September golden hour is unforgettable

Our evening twilight walk past the Colosseum and ancient forums is at its most magical in September and October's golden light. Join the twilight walk →

October

Temperature: 14-23 C · Crowds: Moderate · Prices: Moderate
Warm days, cool evenings, the occasional dramatic rainstorm that clears out after an hour and leaves the sky looking painted. Photographers love October. Grape harvest season means the local wine gets fresher. Crowds thin out after the 15th of the month. The city starts settling into its autumn rhythm — more locals than tourists in the trattorias, that kind of feel. Walking tour weather is nearly as good as September's.

November

Temperature: 8-17 C · Crowds: Low · Prices: Low
Rome's quiet season begins. You'll get more rain than in October, but a jacket is enough and the temperatures stay mild enough to walk for hours. Roasted chestnut carts show up on street corners. The menus at the trattorias flip over to the autumn stuff, and artichoke season kicks in — order the carciofi alla romana. Hotels get cheap. Museum queues get short. If you're the kind of traveller who'd rather skip the crowd and have a proper experience, November is underrated.

December

Temperature: 4-13 C · Crowds: Low (rising at Christmas) · Prices: Low (rising at Christmas)
Rome at Christmas is genuinely lovely. There's a massive tree in St. Peter's Square, nativity scenes go up in every church (some of them are works of art in their own right), and Piazza Navona runs a holiday market through the month. The first two weeks of December are quiet and cheap. The last week — Christmas through New Year's — fills up fast and prices jump. Our walking tours run all winter, you just need warm layers and a hat.

So when should you actually come?

If you want the full package — good weather, walkable crowds, conditions that won't ruin your trip — come in April, May, September, or October.

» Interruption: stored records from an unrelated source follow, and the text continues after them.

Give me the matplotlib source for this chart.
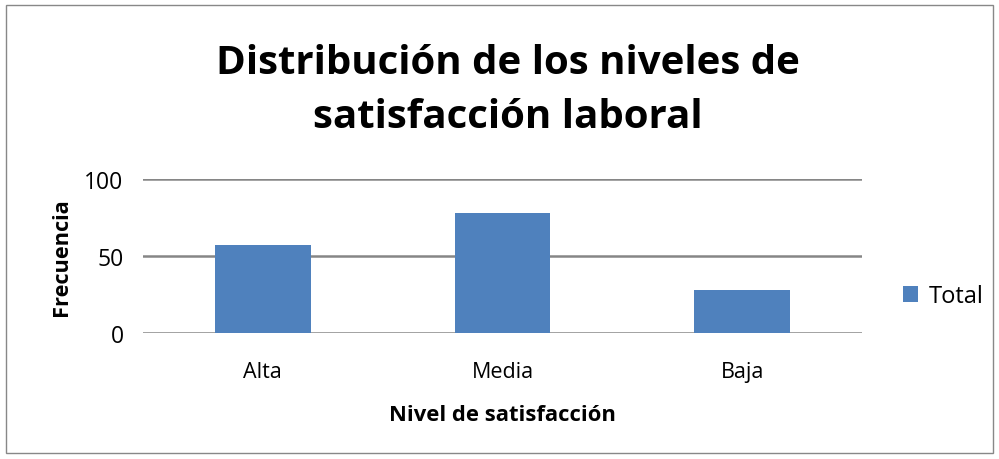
import matplotlib
matplotlib.use("Agg")
import matplotlib.pyplot as plt
from matplotlib.patches import Rectangle

categories = ["Alta", "Media", "Baja"]
values = [57, 78, 28]
series_name = "Total"
yticks = [0, 50, 100]

plt.rcParams['font.family'] = ['Open Sans', 'DejaVu Sans']

fig = plt.figure(figsize=(9.99, 4.6), dpi=100)
W, H = 999, 460
ax = fig.add_axes([143 / W, 1 - 334 / H, (862 - 143) / W, (334 - 180) / H])

x = list(range(len(categories)))
ax.bar(x, values, width=0.4, color="#4F81BD", label=series_name, zorder=3)
ax.set_xlim(-0.5, len(categories) - 0.5)
ax.set_ylim(0, 100)
ax.set_yticks(yticks)
ax.set_yticklabels([str(t) for t in yticks], fontsize=16.5)
ax.set_xticks(x)
ax.set_xticklabels(categories, fontsize=15.5)
ax.tick_params(axis='both', length=0)
ax.tick_params(axis='y', pad=14)
ax.tick_params(axis='x', pad=20)
ax.yaxis.grid(True, color="#868686", linewidth=1.8, zorder=0)
for s in ax.spines.values():
    s.set_visible(False)

ax.set_xlabel("Nivel de satisfacción", fontsize=15.8, fontweight='bold', labelpad=16)
ax.set_ylabel("Frecuencia", fontsize=15.7, fontweight='bold', labelpad=9)

fig.text(0.508, 1 - 91 / H, "Distribución de los niveles de\nsatisfacción laboral",
         ha='center', va='center', fontsize=29, fontweight='bold', linespacing=1.5)

leg = fig.legend(loc='center left', bbox_to_anchor=(903 / W, 1 - 297 / H), frameon=False,
                 fontsize=17, handlelength=0.65, handleheight=0.65, handletextpad=0.45,
                 borderpad=0, borderaxespad=0)

fig.patches.append(Rectangle((6 / W, 6 / H), (993 - 6) / W, (454 - 6) / H,
                             transform=fig.transFigure, fill=False,
                             edgecolor="#888888", linewidth=1))

fig.savefig("out.png", dpi=100)
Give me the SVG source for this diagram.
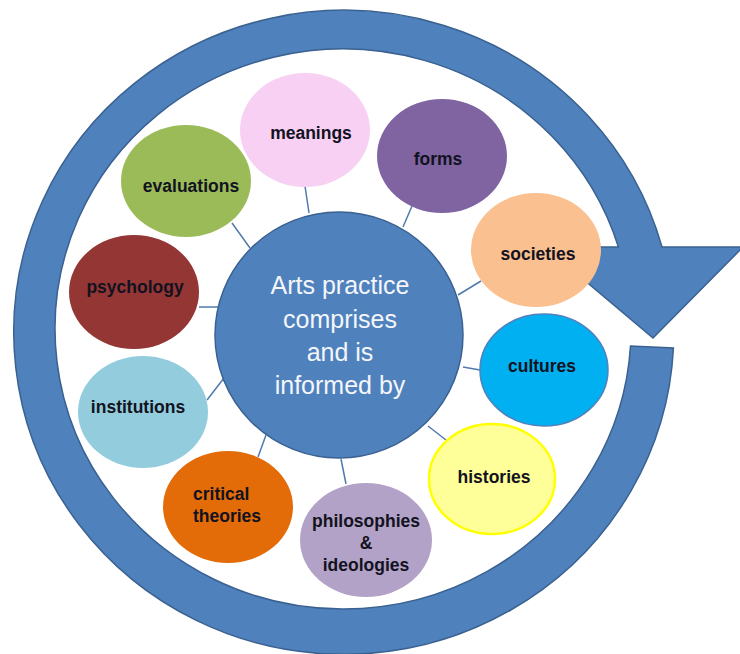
<svg xmlns="http://www.w3.org/2000/svg" width="740" height="654" viewBox="0 0 740 654">
<style>
.ring{fill:#4F81BD;stroke:#3A6190;stroke-width:1.5}
.node{stroke:none}
.lbl{font-family:"Liberation Sans",Arial,sans-serif;font-weight:bold;font-size:17.5px;fill:#121220;text-anchor:middle}
.ctr{font-family:"Liberation Sans",Arial,sans-serif;font-size:25px;fill:#F4F6FA;text-anchor:middle}
.conn line{stroke:#4F7AAE;stroke-width:1.5}
</style>
<rect width="740" height="654" fill="#FFFFFF"/>
<g id="cycle-arrow">
<path class="ring" d="M 673.4,348 A 330 322 0 1 1 662,247 L 743,247 L 653,338 L 545,247 L 618.4,247 A 288 280 0 1 0 630.5,346 Z"/>
</g>
<g id="connectors" class="conn">
<line x1="309" y1="213" x2="305" y2="186"/>
<line x1="403" y1="227" x2="412" y2="206"/>
<line x1="458" y1="295" x2="481" y2="281"/>
<line x1="463" y1="367" x2="480" y2="370"/>
<line x1="428" y1="426" x2="446" y2="440"/>
<line x1="341" y1="459" x2="346" y2="484"/>
<line x1="266" y1="435" x2="258" y2="457"/>
<line x1="224" y1="378" x2="207" y2="400"/>
<line x1="218" y1="307" x2="199" y2="307"/>
<line x1="250" y1="248" x2="232" y2="223"/>
</g>
<g id="center">
<ellipse cx="339" cy="335" rx="124" ry="123" fill="#4F81BD" stroke="#3A6190" stroke-width="1.5"/>
<text class="ctr" x="340" y="294">Arts practice</text>
<text class="ctr" x="340" y="328">comprises</text>
<text class="ctr" x="340" y="361">and is</text>
<text class="ctr" x="340" y="394">informed by</text>
</g>
<g id="meanings">
<ellipse class="node" cx="305" cy="130" rx="65" ry="57" fill="#F7D0F4"/>
<text class="lbl" x="311" y="139">meanings</text>
</g>
<g id="forms">
<ellipse class="node" cx="442" cy="156" rx="65" ry="57" fill="#8064A2"/>
<text class="lbl" x="438" y="165">forms</text>
</g>
<g id="evaluations">
<ellipse class="node" cx="186" cy="181" rx="65" ry="56" fill="#9BBB59"/>
<text class="lbl" x="191" y="192">evaluations</text>
</g>
<g id="societies">
<ellipse class="node" cx="536" cy="250" rx="65" ry="57" fill="#FAC090"/>
<text class="lbl" x="538" y="260">societies</text>
</g>
<g id="psychology">
<ellipse class="node" cx="134" cy="292" rx="65" ry="57" fill="#943634"/>
<text class="lbl" x="135" y="293">psychology</text>
</g>
<g id="cultures">
<ellipse cx="544" cy="370" rx="64" ry="56" fill="#00B0F0" stroke="#4F81BD" stroke-width="1.5"/>
<text class="lbl" x="542" y="372">cultures</text>
</g>
<g id="institutions">
<ellipse class="node" cx="143" cy="412" rx="65" ry="56" fill="#93CDDD"/>
<text class="lbl" x="138" y="413">institutions</text>
</g>
<g id="histories">
<ellipse cx="492" cy="479" rx="63" ry="55" fill="#FFFF99" stroke="#FFFF00" stroke-width="2.5"/>
<text class="lbl" x="494" y="483">histories</text>
</g>
<g id="critical-theories">
<ellipse class="node" cx="228" cy="507" rx="65" ry="56" fill="#E36C09"/>
<text class="lbl" x="193" y="500" style="text-anchor:start">critical</text>
<text class="lbl" x="193" y="522" style="text-anchor:start">theories</text>
</g>
<g id="philosophies-ideologies">
<ellipse class="node" cx="366" cy="540" rx="66" ry="57" fill="#B2A2C7"/>
<text class="lbl" x="366" y="527">philosophies</text>
<text class="lbl" x="366" y="549">&amp;</text>
<text class="lbl" x="366" y="571">ideologies</text>
</g>
</svg>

If you're watching your budget and you don't mind putting on a jacket, January, February, or November will save you real money. If you can handle 35 C heat, July and August give you a version of Rome that most tourists never get to see: half-empty, slow, weirdly peaceful.

Honestly, there's no bad time. Rome just looks different in different months. Spring wisteria, winter chestnuts, summer sunsets that refuse to end, autumn rain on wet cobblestones that reflects the streetlights back at you. Whenever you turn up, one of our guides will be at the gate at Piazza del Popolo ready to walk.